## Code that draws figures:
-- Start --

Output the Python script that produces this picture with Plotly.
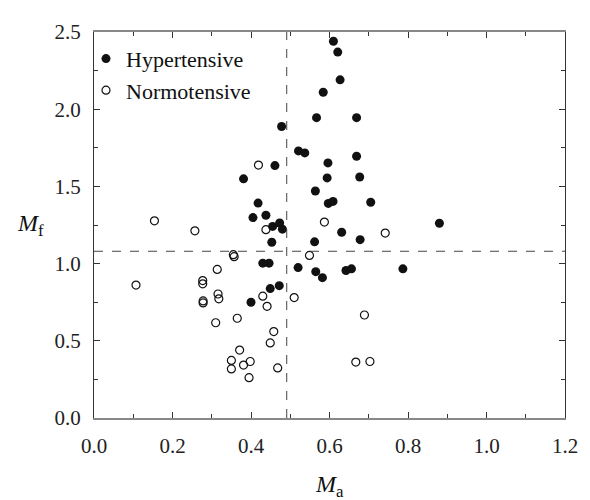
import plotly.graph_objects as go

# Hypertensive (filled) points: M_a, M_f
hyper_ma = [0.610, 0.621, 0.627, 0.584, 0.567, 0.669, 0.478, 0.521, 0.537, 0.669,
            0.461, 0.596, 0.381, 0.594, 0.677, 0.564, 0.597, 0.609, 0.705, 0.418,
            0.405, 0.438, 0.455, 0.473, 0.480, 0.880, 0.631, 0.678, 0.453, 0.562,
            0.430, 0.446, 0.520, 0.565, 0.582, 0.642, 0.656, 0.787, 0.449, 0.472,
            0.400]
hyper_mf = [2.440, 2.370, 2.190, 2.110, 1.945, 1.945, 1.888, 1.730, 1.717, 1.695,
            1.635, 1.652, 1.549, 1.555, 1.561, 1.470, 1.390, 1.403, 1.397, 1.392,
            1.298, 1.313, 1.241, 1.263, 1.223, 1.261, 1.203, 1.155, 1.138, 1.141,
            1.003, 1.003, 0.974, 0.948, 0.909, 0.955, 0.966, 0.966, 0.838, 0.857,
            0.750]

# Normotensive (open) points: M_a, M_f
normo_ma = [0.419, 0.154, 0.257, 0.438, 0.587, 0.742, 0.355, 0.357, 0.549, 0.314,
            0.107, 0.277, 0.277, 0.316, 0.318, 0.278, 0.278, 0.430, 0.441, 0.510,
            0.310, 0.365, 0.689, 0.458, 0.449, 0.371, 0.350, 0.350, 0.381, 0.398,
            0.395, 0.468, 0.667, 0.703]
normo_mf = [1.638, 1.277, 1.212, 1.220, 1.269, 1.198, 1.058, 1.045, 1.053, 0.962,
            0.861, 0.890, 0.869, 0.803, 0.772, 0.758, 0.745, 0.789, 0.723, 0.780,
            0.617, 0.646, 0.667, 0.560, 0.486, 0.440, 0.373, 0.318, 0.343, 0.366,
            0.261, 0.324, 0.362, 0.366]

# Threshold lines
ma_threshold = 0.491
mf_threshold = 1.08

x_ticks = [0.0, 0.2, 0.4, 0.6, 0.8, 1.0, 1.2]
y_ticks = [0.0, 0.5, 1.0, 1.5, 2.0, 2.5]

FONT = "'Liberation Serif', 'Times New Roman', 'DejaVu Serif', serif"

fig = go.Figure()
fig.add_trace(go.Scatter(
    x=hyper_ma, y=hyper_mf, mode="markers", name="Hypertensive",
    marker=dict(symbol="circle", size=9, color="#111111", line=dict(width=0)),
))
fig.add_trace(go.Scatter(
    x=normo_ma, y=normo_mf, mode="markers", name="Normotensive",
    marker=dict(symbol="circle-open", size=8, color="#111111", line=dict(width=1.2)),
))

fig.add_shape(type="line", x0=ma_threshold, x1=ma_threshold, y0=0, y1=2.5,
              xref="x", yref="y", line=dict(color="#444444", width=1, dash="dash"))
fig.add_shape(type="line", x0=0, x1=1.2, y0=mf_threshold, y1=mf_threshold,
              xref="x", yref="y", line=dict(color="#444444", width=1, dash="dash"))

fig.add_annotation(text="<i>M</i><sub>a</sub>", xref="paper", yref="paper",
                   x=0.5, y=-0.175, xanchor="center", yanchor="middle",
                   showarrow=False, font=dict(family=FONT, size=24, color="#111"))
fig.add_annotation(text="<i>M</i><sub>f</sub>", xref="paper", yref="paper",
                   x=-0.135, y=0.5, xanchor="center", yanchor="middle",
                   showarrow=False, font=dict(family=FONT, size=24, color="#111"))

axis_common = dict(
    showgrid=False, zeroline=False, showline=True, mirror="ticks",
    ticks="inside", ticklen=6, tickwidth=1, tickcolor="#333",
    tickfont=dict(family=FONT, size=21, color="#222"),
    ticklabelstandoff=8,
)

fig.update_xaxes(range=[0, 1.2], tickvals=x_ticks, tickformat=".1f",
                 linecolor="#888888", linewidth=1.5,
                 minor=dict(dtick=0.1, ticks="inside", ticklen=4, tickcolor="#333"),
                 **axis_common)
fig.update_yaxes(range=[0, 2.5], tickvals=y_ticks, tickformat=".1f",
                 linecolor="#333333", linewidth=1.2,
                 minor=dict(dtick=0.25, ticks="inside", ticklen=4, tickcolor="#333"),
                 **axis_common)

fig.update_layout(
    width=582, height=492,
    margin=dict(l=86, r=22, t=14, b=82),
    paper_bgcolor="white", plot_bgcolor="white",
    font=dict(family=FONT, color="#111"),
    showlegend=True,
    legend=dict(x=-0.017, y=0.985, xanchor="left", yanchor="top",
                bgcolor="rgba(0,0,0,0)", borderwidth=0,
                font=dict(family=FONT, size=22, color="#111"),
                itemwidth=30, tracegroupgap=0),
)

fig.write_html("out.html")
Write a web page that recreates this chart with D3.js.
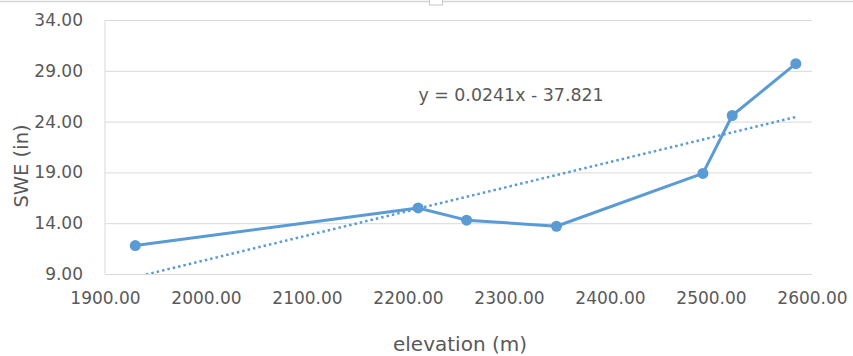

-- End --

## TASK GOAL:
Reproduce the listing above exactly, excluding all pictures.

## TASK RESPONSE:
Output the Python script that produces this picture with Plotly.
import plotly.graph_objects as go

# Hypertensive (filled) points: M_a, M_f
hyper_ma = [0.610, 0.621, 0.627, 0.584, 0.567, 0.669, 0.478, 0.521, 0.537, 0.669,
            0.461, 0.596, 0.381, 0.594, 0.677, 0.564, 0.597, 0.609, 0.705, 0.418,
            0.405, 0.438, 0.455, 0.473, 0.480, 0.880, 0.631, 0.678, 0.453, 0.562,
            0.430, 0.446, 0.520, 0.565, 0.582, 0.642, 0.656, 0.787, 0.449, 0.472,
            0.400]
hyper_mf = [2.440, 2.370, 2.190, 2.110, 1.945, 1.945, 1.888, 1.730, 1.717, 1.695,
            1.635, 1.652, 1.549, 1.555, 1.561, 1.470, 1.390, 1.403, 1.397, 1.392,
            1.298, 1.313, 1.241, 1.263, 1.223, 1.261, 1.203, 1.155, 1.138, 1.141,
            1.003, 1.003, 0.974, 0.948, 0.909, 0.955, 0.966, 0.966, 0.838, 0.857,
            0.750]

# Normotensive (open) points: M_a, M_f
normo_ma = [0.419, 0.154, 0.257, 0.438, 0.587, 0.742, 0.355, 0.357, 0.549, 0.314,
            0.107, 0.277, 0.277, 0.316, 0.318, 0.278, 0.278, 0.430, 0.441, 0.510,
            0.310, 0.365, 0.689, 0.458, 0.449, 0.371, 0.350, 0.350, 0.381, 0.398,
            0.395, 0.468, 0.667, 0.703]
normo_mf = [1.638, 1.277, 1.212, 1.220, 1.269, 1.198, 1.058, 1.045, 1.053, 0.962,
            0.861, 0.890, 0.869, 0.803, 0.772, 0.758, 0.745, 0.789, 0.723, 0.780,
            0.617, 0.646, 0.667, 0.560, 0.486, 0.440, 0.373, 0.318, 0.343, 0.366,
            0.261, 0.324, 0.362, 0.366]

# Threshold lines
ma_threshold = 0.491
mf_threshold = 1.08

x_ticks = [0.0, 0.2, 0.4, 0.6, 0.8, 1.0, 1.2]
y_ticks = [0.0, 0.5, 1.0, 1.5, 2.0, 2.5]

FONT = "'Liberation Serif', 'Times New Roman', 'DejaVu Serif', serif"

fig = go.Figure()
fig.add_trace(go.Scatter(
    x=hyper_ma, y=hyper_mf, mode="markers", name="Hypertensive",
    marker=dict(symbol="circle", size=9, color="#111111", line=dict(width=0)),
))
fig.add_trace(go.Scatter(
    x=normo_ma, y=normo_mf, mode="markers", name="Normotensive",
    marker=dict(symbol="circle-open", size=8, color="#111111", line=dict(width=1.2)),
))

fig.add_shape(type="line", x0=ma_threshold, x1=ma_threshold, y0=0, y1=2.5,
              xref="x", yref="y", line=dict(color="#444444", width=1, dash="dash"))
fig.add_shape(type="line", x0=0, x1=1.2, y0=mf_threshold, y1=mf_threshold,
              xref="x", yref="y", line=dict(color="#444444", width=1, dash="dash"))

fig.add_annotation(text="<i>M</i><sub>a</sub>", xref="paper", yref="paper",
                   x=0.5, y=-0.175, xanchor="center", yanchor="middle",
                   showarrow=False, font=dict(family=FONT, size=24, color="#111"))
fig.add_annotation(text="<i>M</i><sub>f</sub>", xref="paper", yref="paper",
                   x=-0.135, y=0.5, xanchor="center", yanchor="middle",
                   showarrow=False, font=dict(family=FONT, size=24, color="#111"))

axis_common = dict(
    showgrid=False, zeroline=False, showline=True, mirror="ticks",
    ticks="inside", ticklen=6, tickwidth=1, tickcolor="#333",
    tickfont=dict(family=FONT, size=21, color="#222"),
    ticklabelstandoff=8,
)

fig.update_xaxes(range=[0, 1.2], tickvals=x_ticks, tickformat=".1f",
                 linecolor="#888888", linewidth=1.5,
                 minor=dict(dtick=0.1, ticks="inside", ticklen=4, tickcolor="#333"),
                 **axis_common)
fig.update_yaxes(range=[0, 2.5], tickvals=y_ticks, tickformat=".1f",
                 linecolor="#333333", linewidth=1.2,
                 minor=dict(dtick=0.25, ticks="inside", ticklen=4, tickcolor="#333"),
                 **axis_common)

fig.update_layout(
    width=582, height=492,
    margin=dict(l=86, r=22, t=14, b=82),
    paper_bgcolor="white", plot_bgcolor="white",
    font=dict(family=FONT, color="#111"),
    showlegend=True,
    legend=dict(x=-0.017, y=0.985, xanchor="left", yanchor="top",
                bgcolor="rgba(0,0,0,0)", borderwidth=0,
                font=dict(family=FONT, size=22, color="#111"),
                itemwidth=30, tracegroupgap=0),
)

fig.write_html("out.html")
Write a web page that recreates this chart with D3.js.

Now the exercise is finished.